For the foregoing reasons, the judgment of the district court is

AFFIRMED.

NOTES

[*] Pursuant to 5 TH C IR . R. 47.5, the court has determined that this opinion should not be published and is not precedent except under the limited circumstances set forth in 5 TH C IR . R. 47.5.4.

[1] The Government also argued that assault of a public servant qualifies as a crime of violence, an argument which it later abandoned.

[2] This determination was based upon a base offense level of eight, see U.S.S.G. § 2L1.2(a), a sixteen-level enhancement for a prior conviction for a crime of violence, see id. at § 2L1.2(b)(1)(A)(ii), and a three-level reduction for acceptance of responsibility, see id. at § 3El.1.
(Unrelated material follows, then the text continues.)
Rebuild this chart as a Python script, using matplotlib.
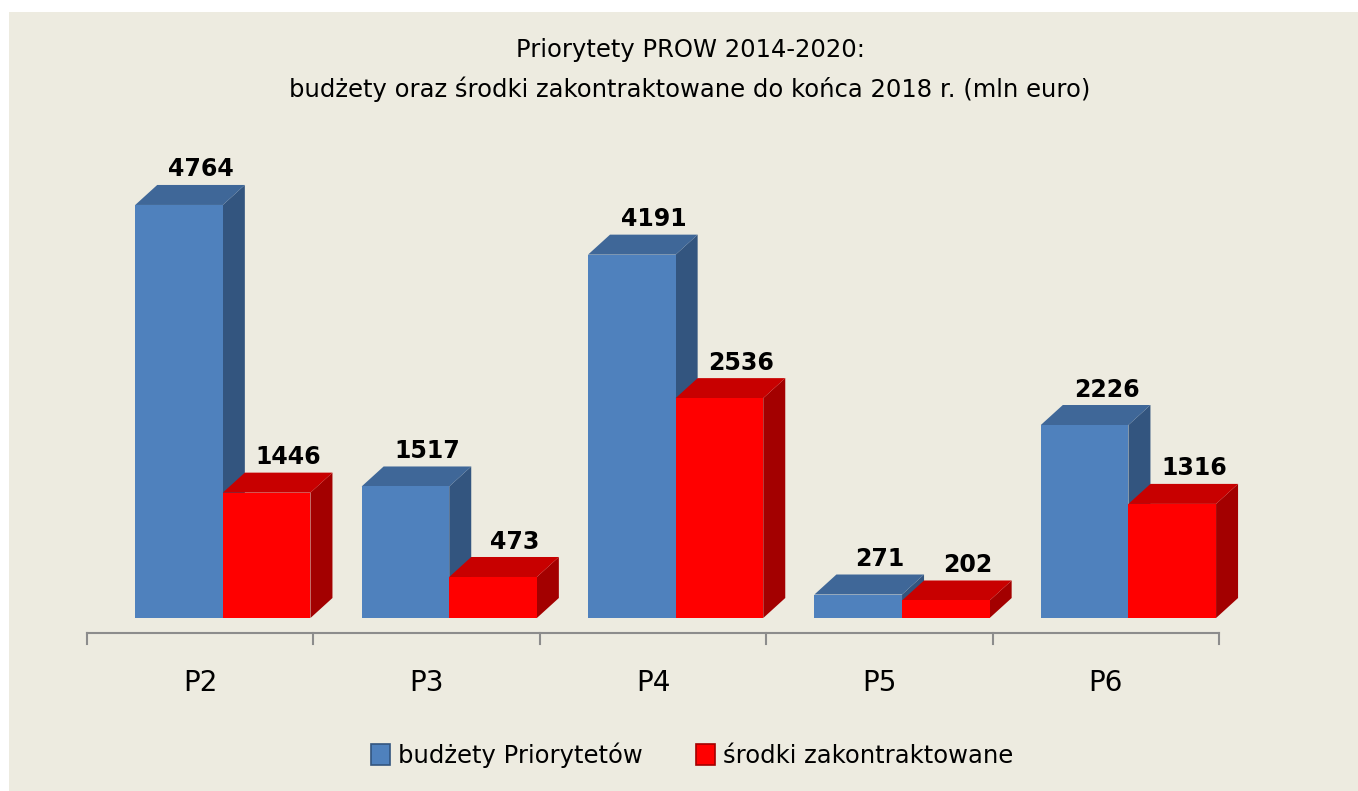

[3] Neither party argues that Avalos-Martinez committed one of the enumerated crime-of- violence offenses.

[4] Avalos-Martinez was convicted in June 2005. For the purposes of determining whether an offense is a crime of violence, we look to the version of the statute in effect at the time of the defendant’s conviction. United States v. Herrera , 647 F.3d 172, 176 n.3 (5th Cir. 2011).

[5] Our conclusion is bolstered by the fact that the weapons mentioned in the statute—firearm, nightstick, personal protection chemical dispensing device—are all typically worn on a police officer’s belt, and to take such weapons from an officer’s belt would necessarily entail the use of force against that officer.